SUPPLIED DATA:

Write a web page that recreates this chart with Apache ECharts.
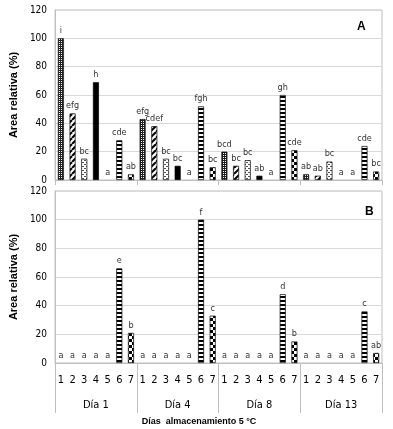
<!DOCTYPE html>
<html>
<head>
<meta charset="utf-8">
<script src="https://cdn.jsdelivr.net/npm/echarts@6/dist/echarts.min.js"></script>
<style>
  html, body { margin: 0; padding: 0; background: #fff; }
  #chart { width: 393px; height: 429px; }
</style>
</head>
<body>
<div id="chart"></div>
<script>
// categorias y grupos
var tratamientos = ['1', '2', '3', '4', '5', '6', '7'];
var dias = ['Día 1', 'Día 4', 'Día 8', 'Día 13'];

// Panel A: area relativa (%)
var aDia1 = [100, 47, 15, 69, 0, 28, 4];
var aDia4 = [43, 38, 15, 10, 0, 52, 9];
var aDia8 = [20, 10, 14, 3, 0, 60, 21];
var aDia13 = [4, 3, 13, 0, 0, 24, 6];
var letrasA1 = ['i', 'efg', 'bc', 'h', 'a', 'cde', 'ab'];
var letrasA4 = ['efg', 'cdef', 'bc', 'bc', 'a', 'fgh', 'bc'];
var letrasA8 = ['bcd', 'bc', 'bc', 'ab', 'a', 'gh', 'cde'];
var letrasA13 = ['ab', 'ab', 'bc', 'a', 'a', 'cde', 'bc'];

// Panel B
var bDia1 = [0, 0, 0, 0, 0, 66, 21];
var bDia4 = [0, 0, 0, 0, 0, 100, 33];
var bDia8 = [0, 0, 0, 0, 0, 48, 15];
var bDia13 = [0, 0, 0, 0, 0, 36, 7];
var letrasB1 = ['a', 'a', 'a', 'a', 'a', 'e', 'b'];
var letrasB4 = ['a', 'a', 'a', 'a', 'a', 'f', 'c'];
var letrasB8 = ['a', 'a', 'a', 'a', 'a', 'd', 'b'];
var letrasB13 = ['a', 'a', 'a', 'a', 'a', 'c', 'ab'];

var yTicks = { min: 0, max: 120, interval: 20 };

// tramas tipo Excel
function trama(w, h, draw) {
  var c = document.createElement('canvas');
  c.width = w; c.height = h;
  var g = c.getContext('2d');
  g.fillStyle = '#fff';
  g.fillRect(0, 0, w, h);
  g.fillStyle = '#000';
  g.strokeStyle = '#000';
  draw(g);
  return { image: c, repeat: 'repeat' };
}
var tramas = [
  trama(2, 2, function (g) { g.fillStyle = '#222'; g.fillRect(0, 0, 2, 1); g.fillRect(0, 1, 1, 1); }),
  trama(6, 6, function (g) {
    g.lineWidth = 2;
    for (var k = -6; k <= 6; k += 6) { g.beginPath(); g.moveTo(k, 6); g.lineTo(k + 6, 0); g.stroke(); }
  }),
  trama(4, 4, function (g) { g.fillStyle = '#555'; g.fillRect(0, 0, 2, 1); g.fillRect(2, 2, 2, 1); }),
  '#000',
  '#7f7f7f',
  trama(1, 4, function (g) { g.fillRect(0, 0, 1, 2); }),
  trama(6, 6, function (g) { g.fillRect(0, 0, 3, 3); g.fillRect(3, 3, 3, 3); })
];

function armar(valores, letras) {
  var out = [];
  for (var i = 0; i < valores.length; i++) {
    out.push({
      value: valores[i],
      letra: letras[i],
      itemStyle: { color: tramas[i % 7], borderWidth: valores[i] === 0 ? 0 : 0.7 }
    });
  }
  return out;
}

var datosA = armar(aDia1.concat(aDia4, aDia8, aDia13), letrasA1.concat(letrasA4, letrasA8, letrasA13));
var datosB = armar(bDia1.concat(bDia4, bDia8, bDia13), letrasB1.concat(letrasB4, letrasB8, letrasB13));
var categorias = [];
dias.forEach(function () { categorias = categorias.concat(tratamientos); });

var fuente = 'DejaVu Sans Condensed, Liberation Sans, sans-serif';
var gris = '#d9d9d9';

function ejeY(grid) {
  return {
    type: 'value', gridIndex: grid,
    min: yTicks.min, max: yTicks.max, interval: yTicks.interval,
    name: 'Area relativa (%)', nameLocation: 'middle', nameGap: 21,
    nameTextStyle: { fontFamily: 'Liberation Sans, sans-serif', fontWeight: 'bold', fontSize: 11, color: '#000' },
    axisLine: { show: true, lineStyle: { color: '#bfbfbf' } },
    axisTick: { show: false },
    axisLabel: { fontFamily: fuente, fontSize: 10, color: '#000', margin: 8 },
    splitLine: { lineStyle: { color: gris } }
  };
}

function serie(idx, datos) {
  return {
    type: 'bar', xAxisIndex: idx * 2, yAxisIndex: idx,
    data: datos, barWidth: 6,
    itemStyle: { borderColor: '#000' },
    label: {
      show: true, position: 'top', distance: 3,
      fontFamily: fuente, fontSize: 9, color: '#333',
      formatter: function (p) { return p.data.letra; }
    },
    animation: false
  };
}

var chart = echarts.init(document.getElementById('chart'));
var option = {
  animation: false,
  grid: [
    { left: 48, right: 11, top: 10, height: 170, show: true, borderColor: '#bfbfbf', borderWidth: 1 },
    { left: 48, right: 11, top: 191, height: 172, show: true, borderColor: '#bfbfbf', borderWidth: 1 }
  ],
  xAxis: [
    {
      type: 'category', gridIndex: 0, data: categorias,
      axisLine: { lineStyle: { color: '#bfbfbf' } },
      axisTick: { show: false }, axisLabel: { show: false }
    },
    {
      type: 'category', gridIndex: 0, data: dias, position: 'bottom',
      axisLine: { show: false },
      axisTick: { show: true, length: 5, lineStyle: { color: '#bfbfbf' } },
      axisLabel: { show: false }
    },
    {
      type: 'category', gridIndex: 1, data: categorias,
      axisLine: { lineStyle: { color: '#bfbfbf' } },
      axisTick: { show: false },
      axisLabel: { interval: 0, fontFamily: fuente, fontSize: 11, color: '#000', margin: 12 }
    },
    {
      type: 'category', gridIndex: 1, data: dias, position: 'bottom',
      axisLine: { show: false },
      axisTick: { show: true, length: 50, lineStyle: { color: '#bfbfbf' } },
      axisLabel: { interval: 0, fontFamily: fuente, fontSize: 11, color: '#000', margin: 37 }
    }
  ],
  yAxis: [ejeY(0), ejeY(1)],
  series: [serie(0, datosA), serie(1, datosB)],
  graphic: [
    { type: 'text', left: 357, top: 21, style: { text: 'A', font: "bold 12px 'Liberation Sans'", fill: '#000' } },
    { type: 'text', left: 365, top: 206, style: { text: 'B', font: "bold 12px 'Liberation Sans'", fill: '#000' } },
    { type: 'text', x: 199, y: 417, style: { text: 'Días  almacenamiento 5 °C', align: 'center', font: "bold 9px 'Liberation Sans'", fill: '#000' } }
  ]
};
chart.setOption(option);
</script>
</body>
</html>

WRITTEN REQUEST:
Copy each line in full and exactly, omitting any picture.

ANSWER TO THE PROBLEM:
Write a web page that recreates this chart with Apache ECharts.
<!DOCTYPE html>
<html>
<head>
<meta charset="utf-8">
<script src="https://cdn.jsdelivr.net/npm/echarts@6/dist/echarts.min.js"></script>
<style>
  html, body { margin: 0; padding: 0; background: #fff; }
  #chart { width: 393px; height: 429px; }
</style>
</head>
<body>
<div id="chart"></div>
<script>
// categorias y grupos
var tratamientos = ['1', '2', '3', '4', '5', '6', '7'];
var dias = ['Día 1', 'Día 4', 'Día 8', 'Día 13'];

// Panel A: area relativa (%)
var aDia1 = [100, 47, 15, 69, 0, 28, 4];
var aDia4 = [43, 38, 15, 10, 0, 52, 9];
var aDia8 = [20, 10, 14, 3, 0, 60, 21];
var aDia13 = [4, 3, 13, 0, 0, 24, 6];
var letrasA1 = ['i', 'efg', 'bc', 'h', 'a', 'cde', 'ab'];
var letrasA4 = ['efg', 'cdef', 'bc', 'bc', 'a', 'fgh', 'bc'];
var letrasA8 = ['bcd', 'bc', 'bc', 'ab', 'a', 'gh', 'cde'];
var letrasA13 = ['ab', 'ab', 'bc', 'a', 'a', 'cde', 'bc'];

// Panel B
var bDia1 = [0, 0, 0, 0, 0, 66, 21];
var bDia4 = [0, 0, 0, 0, 0, 100, 33];
var bDia8 = [0, 0, 0, 0, 0, 48, 15];
var bDia13 = [0, 0, 0, 0, 0, 36, 7];
var letrasB1 = ['a', 'a', 'a', 'a', 'a', 'e', 'b'];
var letrasB4 = ['a', 'a', 'a', 'a', 'a', 'f', 'c'];
var letrasB8 = ['a', 'a', 'a', 'a', 'a', 'd', 'b'];
var letrasB13 = ['a', 'a', 'a', 'a', 'a', 'c', 'ab'];

var yTicks = { min: 0, max: 120, interval: 20 };

// tramas tipo Excel
function trama(w, h, draw) {
  var c = document.createElement('canvas');
  c.width = w; c.height = h;
  var g = c.getContext('2d');
  g.fillStyle = '#fff';
  g.fillRect(0, 0, w, h);
  g.fillStyle = '#000';
  g.strokeStyle = '#000';
  draw(g);
  return { image: c, repeat: 'repeat' };
}
var tramas = [
  trama(2, 2, function (g) { g.fillStyle = '#222'; g.fillRect(0, 0, 2, 1); g.fillRect(0, 1, 1, 1); }),
  trama(6, 6, function (g) {
    g.lineWidth = 2;
    for (var k = -6; k <= 6; k += 6) { g.beginPath(); g.moveTo(k, 6); g.lineTo(k + 6, 0); g.stroke(); }
  }),
  trama(4, 4, function (g) { g.fillStyle = '#555'; g.fillRect(0, 0, 2, 1); g.fillRect(2, 2, 2, 1); }),
  '#000',
  '#7f7f7f',
  trama(1, 4, function (g) { g.fillRect(0, 0, 1, 2); }),
  trama(6, 6, function (g) { g.fillRect(0, 0, 3, 3); g.fillRect(3, 3, 3, 3); })
];

function armar(valores, letras) {
  var out = [];
  for (var i = 0; i < valores.length; i++) {
    out.push({
      value: valores[i],
      letra: letras[i],
      itemStyle: { color: tramas[i % 7], borderWidth: valores[i] === 0 ? 0 : 0.7 }
    });
  }
  return out;
}

var datosA = armar(aDia1.concat(aDia4, aDia8, aDia13), letrasA1.concat(letrasA4, letrasA8, letrasA13));
var datosB = armar(bDia1.concat(bDia4, bDia8, bDia13), letrasB1.concat(letrasB4, letrasB8, letrasB13));
var categorias = [];
dias.forEach(function () { categorias = categorias.concat(tratamientos); });

var fuente = 'DejaVu Sans Condensed, Liberation Sans, sans-serif';
var gris = '#d9d9d9';

function ejeY(grid) {
  return {
    type: 'value', gridIndex: grid,
    min: yTicks.min, max: yTicks.max, interval: yTicks.interval,
    name: 'Area relativa (%)', nameLocation: 'middle', nameGap: 21,
    nameTextStyle: { fontFamily: 'Liberation Sans, sans-serif', fontWeight: 'bold', fontSize: 11, color: '#000' },
    axisLine: { show: true, lineStyle: { color: '#bfbfbf' } },
    axisTick: { show: false },
    axisLabel: { fontFamily: fuente, fontSize: 10, color: '#000', margin: 8 },
    splitLine: { lineStyle: { color: gris } }
  };
}

function serie(idx, datos) {
  return {
    type: 'bar', xAxisIndex: idx * 2, yAxisIndex: idx,
    data: datos, barWidth: 6,
    itemStyle: { borderColor: '#000' },
    label: {
      show: true, position: 'top', distance: 3,
      fontFamily: fuente, fontSize: 9, color: '#333',
      formatter: function (p) { return p.data.letra; }
    },
    animation: false
  };
}

var chart = echarts.init(document.getElementById('chart'));
var option = {
  animation: false,
  grid: [
    { left: 48, right: 11, top: 10, height: 170, show: true, borderColor: '#bfbfbf', borderWidth: 1 },
    { left: 48, right: 11, top: 191, height: 172, show: true, borderColor: '#bfbfbf', borderWidth: 1 }
  ],
  xAxis: [
    {
      type: 'category', gridIndex: 0, data: categorias,
      axisLine: { lineStyle: { color: '#bfbfbf' } },
      axisTick: { show: false }, axisLabel: { show: false }
    },
    {
      type: 'category', gridIndex: 0, data: dias, position: 'bottom',
      axisLine: { show: false },
      axisTick: { show: true, length: 5, lineStyle: { color: '#bfbfbf' } },
      axisLabel: { show: false }
    },
    {
      type: 'category', gridIndex: 1, data: categorias,
      axisLine: { lineStyle: { color: '#bfbfbf' } },
      axisTick: { show: false },
      axisLabel: { interval: 0, fontFamily: fuente, fontSize: 11, color: '#000', margin: 12 }
    },
    {
      type: 'category', gridIndex: 1, data: dias, position: 'bottom',
      axisLine: { show: false },
      axisTick: { show: true, length: 50, lineStyle: { color: '#bfbfbf' } },
      axisLabel: { interval: 0, fontFamily: fuente, fontSize: 11, color: '#000', margin: 37 }
    }
  ],
  yAxis: [ejeY(0), ejeY(1)],
  series: [serie(0, datosA), serie(1, datosB)],
  graphic: [
    { type: 'text', left: 357, top: 21, style: { text: 'A', font: "bold 12px 'Liberation Sans'", fill: '#000' } },
    { type: 'text', left: 365, top: 206, style: { text: 'B', font: "bold 12px 'Liberation Sans'", fill: '#000' } },
    { type: 'text', x: 199, y: 417, style: { text: 'Días  almacenamiento 5 °C', align: 'center', font: "bold 9px 'Liberation Sans'", fill: '#000' } }
  ]
};
chart.setOption(option);
</script>
</body>
</html>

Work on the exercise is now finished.